Bug Report: Uninitialized callback pointers in ZigbeeEP and ZigbeeLight cause crash with heap allocation

Environment

  • ESP32 Arduino Core Version: 3.3.4
  • Board: ESP32-C6
  • Zigbee Library: Built-in Zigbee library (esp32-arduino)
  • IDE: Arduino CLI / PlatformIO

Summary

When using new to dynamically allocate Zigbee endpoint objects (e.g., ZigbeeLight, ZigbeeTempSensor), the firmware crashes with an instruction access fault when receiving Zigbee commands from a coordinator (e.g., Zigbee2MQTT). The crash occurs because several callback function pointers are not initialized to nullptr in the constructors.

Root Cause

In ZigbeeEP.cpp (line 25-44):

ZigbeeEP::ZigbeeEP(uint8_t endpoint) {
  _endpoint = endpoint;
  _ep_config.endpoint = 0;
  _cluster_list = nullptr;
  _on_identify = nullptr;        // ✓ Initialized
  _on_ota_state_change = nullptr; // ✓ Initialized
  _read_model = NULL;
  _read_manufacturer = NULL;
  // ...
  // _on_default_response is NOT initialized! ✗
}

Missing initialization: _on_default_response is declared in ZigbeeEP.h (line 195) but never initialized to nullptr.

In ZigbeeLight.cpp (line 18-25):

ZigbeeLight::ZigbeeLight(uint8_t endpoint) : ZigbeeEP(endpoint) {
  _device_id = ESP_ZB_HA_ON_OFF_LIGHT_DEVICE_ID;
  esp_zb_on_off_light_cfg_t light_cfg = ESP_ZB_DEFAULT_ON_OFF_LIGHT_CONFIG();
  _cluster_list = esp_zb_on_off_light_clusters_create(&light_cfg);
  _ep_config = {/* ... */};
  // _on_light_change is NOT initialized! ✗
}

Missing initialization: _on_light_change is declared in ZigbeeLight.h (line 49) but never initialized to nullptr.

Why This Causes a Crash

When objects are allocated with new (heap allocation), the memory is not zero-initialized. The uninitialized callback pointers contain garbage values.

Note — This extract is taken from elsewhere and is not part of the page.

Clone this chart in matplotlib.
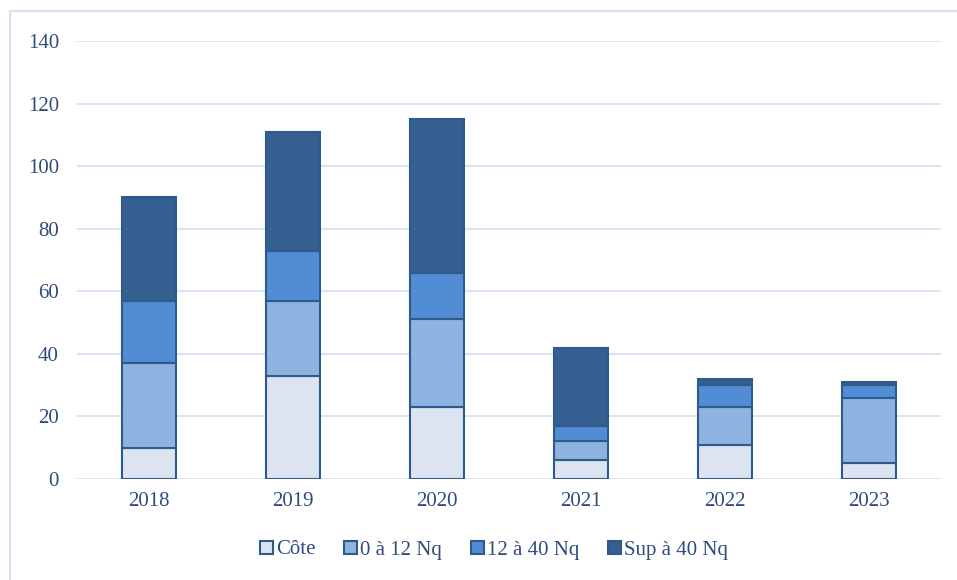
import matplotlib
matplotlib.use("Agg")
import matplotlib.pyplot as plt
from matplotlib.patches import Rectangle
import numpy as np

years = ["2018", "2019", "2020", "2021", "2022", "2023"]
cote = [10, 33, 23, 6, 11, 5]
nq_0_12 = [27, 24, 28, 6, 12, 21]
nq_12_40 = [20, 16, 15, 5, 7, 4]
sup_40 = [33, 38, 49, 25, 2, 1]
series_names = ["Côte", "0 à 12 Nq", "12 à 40 Nq", "Sup à 40 Nq"]
yticks = [0, 20, 40, 60, 80, 100, 120, 140]

colors = ["#DCE4F1", "#8EB3E1", "#518CD4", "#355F91"]
edge = "#2F5A8C"
text_color = "#2F4B7C"
grid_color = "#D5E1F2"

plt.rcParams['font.family'] = ['Liberation Serif', 'DejaVu Serif']

fig = plt.figure(figsize=(9.57, 5.8), dpi=100)
ax = fig.add_axes([77/957, 1 - 479/580, (941-77)/957, (479-41)/580])

x = np.arange(len(years))
bottom = np.zeros(len(years))
handles = []
for vals, c, name in zip([cote, nq_0_12, nq_12_40, sup_40], colors, series_names):
    b = ax.bar(x, vals, bottom=bottom, width=0.37, color=c, edgecolor=edge,
               linewidth=1.5, label=name, zorder=3)
    handles.append(b)
    bottom += np.array(vals)

ax.set_xlim(-0.5, 5.5)
ax.set_ylim(0, 140)
ax.set_yticks(yticks)
ax.set_xticks(x)
ax.set_xticklabels(years)
ax.tick_params(axis='both', length=0, labelsize=15, colors=text_color)
ax.tick_params(axis='x', pad=9)
ax.tick_params(axis='y', pad=13)
ax.yaxis.grid(True, color=grid_color, linewidth=1.3, zorder=0)
ax.set_axisbelow(True)
for s in ax.spines.values():
    s.set_visible(False)

leg = fig.legend(handles=handles, labels=series_names, loc='center',
                 bbox_to_anchor=(494/957, 1 - 550/580), ncol=4, frameon=False,
                 fontsize=15, handlelength=0.6, handleheight=0.6,
                 handletextpad=0.15, columnspacing=1.4)
for t in leg.get_texts():
    t.set_color(text_color)

fig.patches.append(Rectangle((9.5/957, -0.01), 1.0, 1 - 11/580 + 0.01,
                             transform=fig.transFigure, fill=False,
                             edgecolor=grid_color, linewidth=1.5))

fig.savefig("out.png", dpi=100)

When Zigbee commands are received:

  1. zbDefaultResponse() in ZigbeeEP.cpp (line 638-643) checks:

    if (_on_default_response) {  // Garbage value passes this check!
      _on_default_response(...);  // Crashes here - calling garbage address
    }
  2. Similarly, lightChanged() in ZigbeeLight.cpp (line 42-47) checks:

    if (_on_light_change) {  // Garbage value passes this check!
      _on_light_change(_current_state);  // Crashes here
    }

Why Examples Don't Crash

The official examples use static/global allocation:

ZigbeeLight light(1);  // Global - memory is zero-initialized

Global/static objects have their memory zero-initialized before constructor execution (C++ standard), so the uninitialized pointers happen to be nullptr. This masks the bug.

With dynamic allocation:

ZigbeeLight* light = new ZigbeeLight(1);  // Heap - NOT zero-initialized

The bug is exposed because heap memory contains garbage.

Crash Output

Guru Meditation Error: Core  0 panic'ed (Instruction access fault). Exception was unhandled.
Core  0 register dump:
MEPC    : 0x65656266  RA      : 0x42009c84  SP      : 0x40826a20  GP      : 0x408113b4
  • MEPC: 0x65656266 = "feeb" in ASCII (little-endian) = freed memory debug pattern
  • The CPU tried to execute code at a garbage/freed memory address

Steps to Reproduce

  1. Create a simple sketch using heap allocation:
#include <Zigbee.h>
#include <ZigbeeLight.h>

ZigbeeLight* light = nullptr;

void setup() {
  Serial.begin(115200);

  light = new ZigbeeLight(1);  // Heap allocation
  light->setManufacturerAndModel("Test", "Test");
  // Note: NOT setting onLightChange callback

  Zigbee.addEndpoint(light);
  Zigbee.begin(ZIGBEE_END_DEVICE);
}

void loop() {
  delay(100);
}
  1. Pair with a Zigbee coordinator (e.g., Zigbee2MQTT)
  2. Send an on/off command from the coordinator
  3. Result: ESP32 crashes with instruction access fault

Workaround

Set all callbacks explicitly before using the endpoint:

light = new ZigbeeLight(1);
light->onLightChange([](bool) {});  // Set to empty lambda
light->onIdentify([](uint16_t) {});
light->onDefaultResponse([](zb_cmd_type_t, esp_zb_zcl_status_t) {});

Suggested Fix

In ZigbeeEP.cpp constructor, add:

_on_default_response = nullptr;

In ZigbeeLight.cpp constructor, add:

_on_light_change = nullptr;

Similar fixes needed for other endpoint classes:

  • ZigbeeTempSensor - check for uninitialized callbacks
  • ZigbeeColorDimmableLight - check for uninitialized callbacks
  • Other Zigbee* endpoint classes

Additional Notes

This is a classic C++ pitfall: class members of pointer type are not automatically initialized in constructors. While static allocation masks the issue, any production code using dynamic allocation (factories, runtime configuration, etc.) will encounter this crash.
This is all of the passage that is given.